China has pledged to restrict Internet phone services — a move that could affect thousands of businesses and individuals making cheap calls via Web-based communications companies such as Skype.
“We are carrying out with relevant authorities a campaign to crack down on illegal Voice over Internet Protocol phone services,” the Ministry of Industry and Information Technology said in a circular posted online earlier this month.
In the brief notice, which did not offer details on the crackdown or a timetable for shutting down “illegal” services, the ministry listed a telephone hotline for citizens to report any violations. The ministry declined to comment immediately when asked for clarification of the policy yesterday.
However, the Beijing Morning Post yesterday quoted Industry and Information Technology Vice Minister Xi Guohua (奚國華) as saying only state-owned major Chinese telecommunications operators were licensed to provide Internet phone services linking telephones and computers.
Communications between computers (PC-to-PC) are open to all service providers, Xi said.

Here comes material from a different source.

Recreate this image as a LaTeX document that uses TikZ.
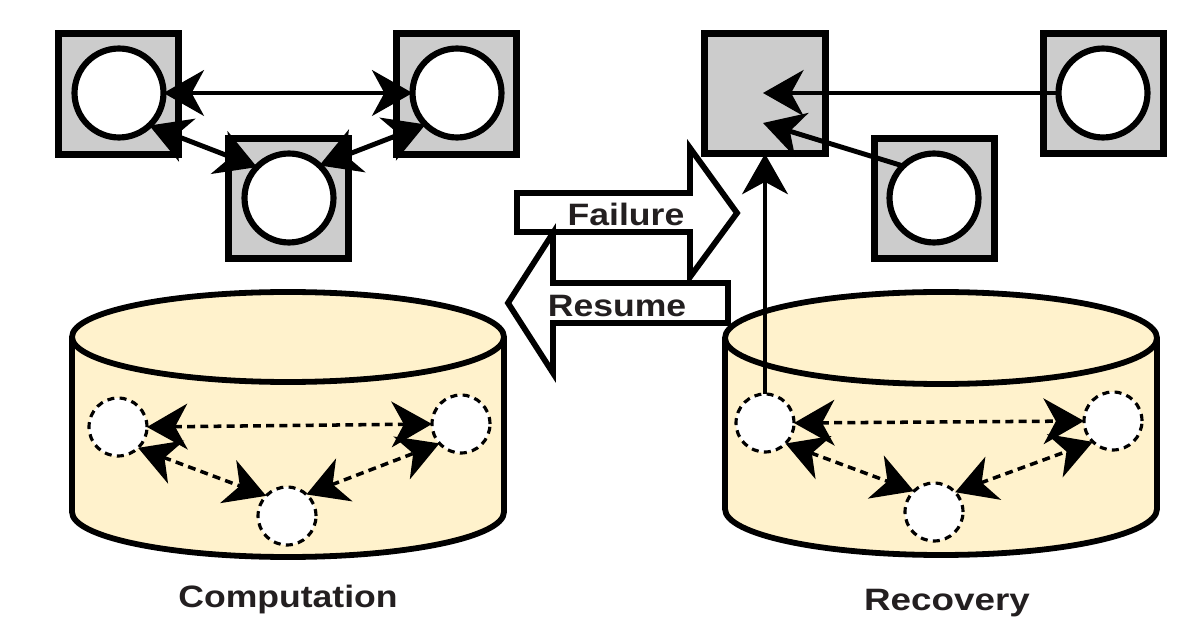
\documentclass[tikz,border=0pt]{standalone}
\usepackage{fontspec}
\setmainfont{Liberation Sans}
\usepackage{graphicx}
\usetikzlibrary{arrows.meta}
\definecolor{sqfill}{HTML}{CCCCCC}
\definecolor{cylfill}{HTML}{FFF2CC}
\definecolor{txtcol}{HTML}{231F20}
\begin{document}
\begin{tikzpicture}[x=0.02cm,y=-0.02cm,
  box/.style={draw,line width=3.9pt,fill=sqfill,minimum size=2.41cm,inner sep=0pt,outer sep=0pt},
  proc/.style={draw,circle,line width=3.5pt,fill=white,minimum size=1.78cm,inner sep=0pt,outer sep=0pt},
  ghost/.style={draw,circle,dash pattern=on 4pt off 3pt,line width=1.8pt,fill=white,minimum size=1.16cm,inner sep=0pt,outer sep=0pt},
  dlink/.style={line width=2.8pt,{Stealth[length=23pt,width=26pt,inset=7pt]}-{Stealth[length=23pt,width=26pt,inset=7pt]}},
  olink/.style={line width=2.8pt,-{Stealth[length=23pt,width=26pt,inset=7pt]}},
  dashlink/.style={line width=2pt,dash pattern=on 4.5pt off 3pt,{Stealth[length=23pt,width=26pt,inset=7pt]}-{Stealth[length=23pt,width=26pt,inset=7pt]}},
  blockarrow/.style={draw,line width=3.3pt,fill=white,line join=miter},
  cylbody/.style={line width=3.3pt,fill=cylfill},
  lbl/.style={text=txtcol,font=\fontsize{17.6}{20}\selectfont\bfseries,inner sep=0pt,anchor=base}
]
\fill[white] (0,0) rectangle (1197,631);
\useasboundingbox (0,0) rectangle (1197,631);

% ---------- cylinders ----------
\fill[cylfill] (72,337) -- (72,512) arc[start angle=180,end angle=0,x radius=216,y radius=45] -- (504,337) -- cycle;
\draw[line width=3.3pt] (72,337) -- (72,512) arc[start angle=180,end angle=0,x radius=216,y radius=45] -- (504,337);
\draw[cylbody] (288,337) ellipse[x radius=216,y radius=45];

\fill[cylfill] (725,338) -- (725,509) arc[start angle=180,end angle=0,x radius=216,y radius=46] -- (1157,338) -- cycle;
\draw[line width=3.3pt] (725,338) -- (725,509) arc[start angle=180,end angle=0,x radius=216,y radius=46] -- (1157,338);
\draw[cylbody] (941,338) ellipse[x radius=216,y radius=46];

% ---------- left (computation) ----------
\node[box] (L1) at (118.5,94) {};
\node[box] (L2) at (456.5,94) {};
\node[box] (L3) at (288.5,198.5) {};
\node[proc] (p1) at (119,93) {};
\node[proc] (p2) at (457,93) {};
\node[proc] (p3) at (289,198) {};
\draw[dlink] (p1.east) -- (p2.west);
\draw[dlink] (p1.-47) -- (p3.136);
\draw[dlink] (p3.47) -- (p2.-135);

\node[ghost] (ga) at (118,427) {};
\node[ghost] (gb) at (461,424) {};
\node[ghost] (gc) at (287,516) {};
\draw[dashlink] (ga.east) -- (gb.west);
\draw[dashlink] (ga.-46) -- (gc.136);
\draw[dashlink] (gc.48) -- (gb.-138);

% ---------- right (recovery) ----------
\node[box] (R1) at (765,93.5) {};
\node[box] (R2) at (1103.5,93.5) {};
\node[box] (R3) at (934.5,198.5) {};
\node[proc] (q2) at (1103,93) {};
\node[proc] (q3) at (934,198) {};
\coordinate (t1) at (763,93);
\coordinate (t2) at (763,123);
\draw[olink] (q2.west) -- (t1);
\draw[olink] (q3.134) -- (t2);

\node[ghost] (ha) at (765,423) {};
\node[ghost] (hb) at (1113,421) {};
\node[ghost] (hc) at (934,512) {};
\draw[dashlink] (ha.east) -- (hb.west);
\draw[dashlink] (ha.-45) -- (hc.134);
\draw[dashlink] (hc.43) -- (hb.-134);
\draw[olink] (ha.north) -- (R1.south);

% ---------- block arrows ----------
\draw[blockarrow] (517,193) -- (690,193) -- (690,148) -- (737,213) -- (690,277) -- (690,232) -- (517,232) -- cycle;
\draw[blockarrow] (728,283) -- (553,283) -- (553,233) -- (508,303) -- (553,373) -- (553,323) -- (728,323) -- cycle;
\node[lbl] (fail) at (626,226) {\scalebox{1.15}[1]{Failure}};
\node[lbl] (res) at (617,317) {\scalebox{1.15}[1]{Resume}};

% ---------- captions ----------
\node[lbl] (comp) at (288,607) {\scalebox{1.15}[1]{Computation}};
\node[lbl] (reco) at (947,610) {\scalebox{1.19}[1]{Recovery}};
\end{tikzpicture}
\end{document}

That means some PC-to-phone services provided by firms including Skype, which are popular in China because of their low rates when compared with the country’s major telecoms firms, could be banned under the ministry’s new rules.

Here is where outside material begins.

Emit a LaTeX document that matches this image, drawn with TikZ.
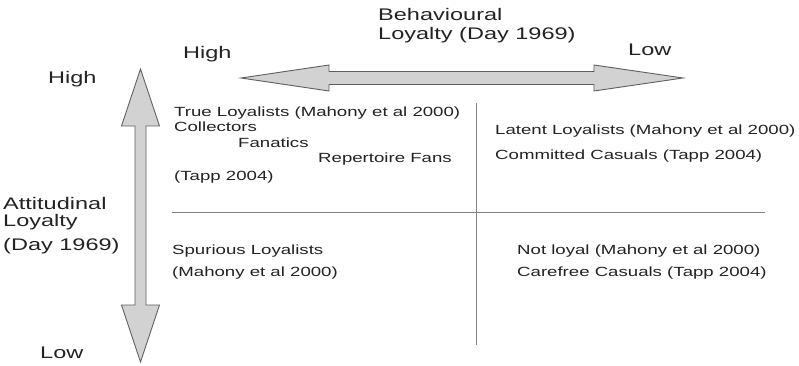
\documentclass[tikz,border=0pt]{standalone}
\usepackage{fontspec}
\setmainfont{Liberation Sans}[FakeStretch=1.4]
\begin{document}
\begin{tikzpicture}[x=1pt,y=-1pt,
  axislbl/.style={anchor=base west,inner sep=0pt,font=\fontsize{16.8}{18}\selectfont,text=txt},
  quadlbl/.style={anchor=base west,inner sep=0pt,font=\fontsize{13.3}{15}\selectfont,text=txt},
  bigarrow/.style={fill=arrowfill,draw=arrowline,line width=0.9pt,line join=miter},
  divider/.style={draw=divline,line width=1pt}]
\definecolor{txt}{RGB}{35,35,35}
\definecolor{arrowfill}{RGB}{210,210,210}
\definecolor{arrowline}{RGB}{95,95,95}
\definecolor{divline}{RGB}{130,130,130}
\useasboundingbox[fill=white] (0,0) rectangle (799,366);
% horizontal double arrow
\draw[bigarrow] (241,78) -- (329,65) -- (329,71.5) -- (594,71.5) -- (594,65) -- (683,78)
  -- (594,91) -- (594,84.5) -- (329,84.5) -- (329,91) -- cycle;
% vertical double arrow
\draw[bigarrow] (140.5,69) -- (159.5,126) -- (146,126) -- (146,305) -- (159.5,305) -- (140.5,362)
  -- (121.5,305) -- (135,305) -- (135,126) -- (121.5,126) -- cycle;
% quadrant dividers
\coordinate (vt) at (476,103);
\coordinate (vb) at (476,345);
\coordinate (hl) at (172,212);
\coordinate (hr) at (765,212);
\draw[divider] (vt) -- (vb);
\draw[divider] (hl) -- (hr);
% axis labels
\node[axislbl] (beh1) at (378,21) {Behavioural};
\node[axislbl] (beh2) at (378,40) {Loyalty (Day 1969)};
\node[axislbl] (hhigh) at (183,59) {High};
\node[axislbl] (hlow) at (628,56) {Low};
\node[axislbl] (vhigh) at (48,84) {High};
\node[axislbl] (att1) at (3,209) {Attitudinal};
\node[axislbl] (att2) at (3,226) {Loyalty};
\node[axislbl] (att3) at (3,250) {(Day 1969)};
\node[axislbl] (vlow) at (40,358) {Low};
% quadrant texts
\node[quadlbl] (tl1) at (174,117) {True Loyalists (Mahony et al 2000)};
\node[quadlbl] (tl2) at (174,132) {Collectors};
\node[quadlbl] (tl3) at (238,147) {Fanatics};
\node[quadlbl] (tl4) at (318,162) {Repertoire Fans};
\node[quadlbl] (tl5) at (174,180) {(Tapp 2004)};
\node[quadlbl] (tr1) at (495,135) {Latent Loyalists (Mahony et al 2000)};
\node[quadlbl] (tr2) at (495,159) {Committed Casuals (Tapp 2004)};
\node[quadlbl] (bl1) at (172,254) {Spurious Loyalists};
\node[quadlbl] (bl2) at (172,276) {(Mahony et al 2000)};
\node[quadlbl] (br1) at (517,254) {Not loyal (Mahony et al 2000)};
\node[quadlbl] (br2) at (517,276) {Carefree Casuals (Tapp 2004)};
\end{tikzpicture}
\end{document}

For example, Skype users pay just 0.19 yuan (US$0.03) per minute to call a landline number in the US, while the same call on China Unicom would cost at least 2.4 yuan per minute.

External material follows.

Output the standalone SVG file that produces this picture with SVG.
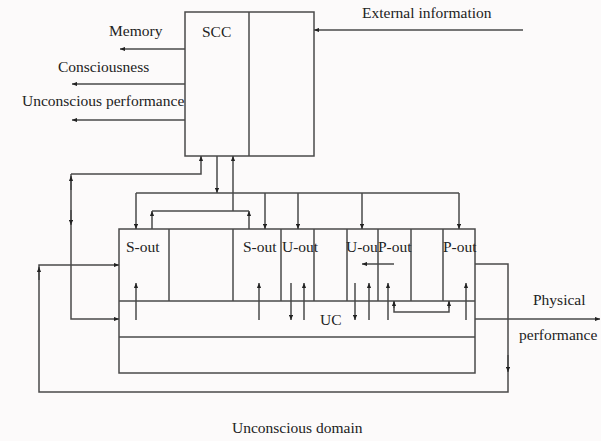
<svg xmlns="http://www.w3.org/2000/svg" width="601" height="441" viewBox="0 0 601 441">
  <defs>
    <marker id="ah" viewBox="0 0 6 5" refX="6" refY="2.5" markerWidth="5" markerHeight="4.5" markerUnits="userSpaceOnUse" orient="auto-start-reverse">
      <path d="M0,0 L6,2.5 L0,5 z" fill="#222"/>
    </marker>
  </defs>
  <style>
    .box { fill: none; stroke: #4a4a4a; stroke-width: 1.5; }
    .ln { fill: none; stroke: #4a4a4a; stroke-width: 1.5; }
    .ar { fill: none; stroke: #4a4a4a; stroke-width: 1.5; marker-end: url(#ah); }
    .t { font-family: "Liberation Serif", "Times New Roman", serif; font-size: 15.5px; fill: #222; }
  </style>
  <rect x="0" y="0" width="601" height="441" fill="#fcfafa"/>

  <g id="scc">
    <rect class="box" x="185" y="12" width="129" height="144"/>
    <line class="ln" x1="249" y1="12" x2="249" y2="156"/>
    <text class="t" x="202" y="37">SCC</text>
  </g>

  <g id="uc">
    <rect class="box" x="119" y="229" width="356" height="144" fill="#f8f8f8"/>
    <line class="ln" x1="119" y1="301" x2="475" y2="301"/>
    <line class="ln" x1="119" y1="337" x2="475" y2="337"/>
    <text class="t" x="320" y="325">UC</text>
  </g>

  <g id="s-out-1">
    <line class="ln" x1="169" y1="229" x2="169" y2="301"/>
    <text class="t" x="126" y="252">S-out</text>
  </g>
  <g id="cell-empty-1">
    <line class="ln" x1="233" y1="229" x2="233" y2="301"/>
  </g>
  <g id="s-out-2">
    <line class="ln" x1="281" y1="229" x2="281" y2="301"/>
    <text class="t" x="243" y="252">S-out</text>
  </g>
  <g id="u-out-1">
    <line class="ln" x1="314" y1="229" x2="314" y2="301"/>
    <text class="t" x="282" y="252">U-out</text>
  </g>
  <g id="cell-empty-2">
    <line class="ln" x1="347" y1="229" x2="347" y2="301"/>
  </g>
  <g id="u-out-2">
    <line class="ln" x1="378" y1="229" x2="378" y2="301"/>
    <text class="t" x="346" y="252">U-ou</text>
  </g>
  <g id="p-out-1">
    <line class="ln" x1="411" y1="229" x2="411" y2="301"/>
    <text class="t" x="378" y="252">P-out</text>
  </g>
  <g id="cell-empty-3">
    <line class="ln" x1="443" y1="229" x2="443" y2="301"/>
  </g>
  <g id="p-out-2">
    <text class="t" x="443" y="252">P-out</text>
  </g>

  <g id="labels">
    <text class="t" x="362" y="18">External information</text>
    <text class="t" x="109" y="36">Memory</text>
    <text class="t" x="58" y="72">Consciousness</text>
    <text class="t" x="22" y="106">Unconscious performance</text>
    <text class="t" x="533" y="305">Physical</text>
    <text class="t" x="519" y="340">performance</text>
    <text class="t" x="232" y="433">Unconscious domain</text>
  </g>

  <g id="connectors">
    <line class="ar" x1="523" y1="30" x2="314" y2="30"/>
    <line class="ar" x1="185" y1="49" x2="120" y2="49"/>
    <line class="ar" x1="185" y1="84" x2="72" y2="84"/>
    <line class="ar" x1="185" y1="120" x2="72" y2="120"/>

    <polyline class="ar" points="71,174 201,174 201,156"/>
    <polyline class="ar" points="71,174 71,319 119,319"/>
    <line class="ar" x1="71" y1="190" x2="71" y2="176"/>
    <line class="ar" x1="71" y1="210" x2="71" y2="225"/>

    <line class="ar" x1="217" y1="156" x2="217" y2="193"/>
    <line class="ln" x1="136" y1="193" x2="459" y2="193"/>
    <line class="ar" x1="136" y1="193" x2="136" y2="229"/>
    <line class="ar" x1="265" y1="193" x2="265" y2="229"/>
    <line class="ar" x1="298" y1="193" x2="298" y2="229"/>
    <line class="ar" x1="362" y1="193" x2="362" y2="229"/>
    <line class="ar" x1="459" y1="193" x2="459" y2="229"/>

    <line class="ln" x1="152" y1="211" x2="249" y2="211"/>
    <line class="ar" x1="152" y1="229" x2="152" y2="211"/>
    <line class="ar" x1="249" y1="229" x2="249" y2="211"/>
    <line class="ar" x1="233" y1="211" x2="233" y2="156"/>

    <polyline class="ar" points="475,264 508,264 508,392 39,392 39,265 119,265"/>
    <line class="ar" x1="508" y1="355" x2="508" y2="372"/>
    <line class="ar" x1="39" y1="280" x2="39" y2="267"/>

    <line class="ar" x1="475" y1="319" x2="600" y2="319"/>

    <line class="ar" x1="136" y1="320" x2="136" y2="283"/>
    <line class="ar" x1="259" y1="320" x2="259" y2="283"/>
    <line class="ar" x1="291" y1="283" x2="291" y2="320"/>
    <line class="ar" x1="304" y1="320" x2="304" y2="283"/>
    <line class="ar" x1="355" y1="283" x2="355" y2="320"/>
    <line class="ar" x1="369" y1="320" x2="369" y2="283"/>
    <line class="ar" x1="388" y1="320" x2="388" y2="283"/>
    <line class="ar" x1="466" y1="320" x2="466" y2="283"/>
    <line class="ar" x1="394" y1="264" x2="362" y2="264"/>

    <polyline class="ln" points="394,301 394,312 449,312 449,301"/>
    <line class="ar" x1="394" y1="308" x2="394" y2="301"/>
    <line class="ar" x1="449" y1="308" x2="449" y2="301"/>
  </g>
</svg>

UUCall, a homegrown Skype-like service which calls itself “the first Chinese Internet phone brand,” was shut down in October last year on suspicion of operating illegal Web phone services, the report said.
It resumed business in February after moving its domain name to Hong Kong, it added.
Critics have said the government move was meant to protect state-owned Chinese telecoms operators, according to various domestic media reports.
Other reports said it may be aimed at stemming rampant phone scams under which thieves use Web-based phone services to defraud consumers, changing the call origin number to pose as bankers, police or government officials.
Officials at Skype, which has more than 500 million users worldwide, were not immediately available to comment on the issue.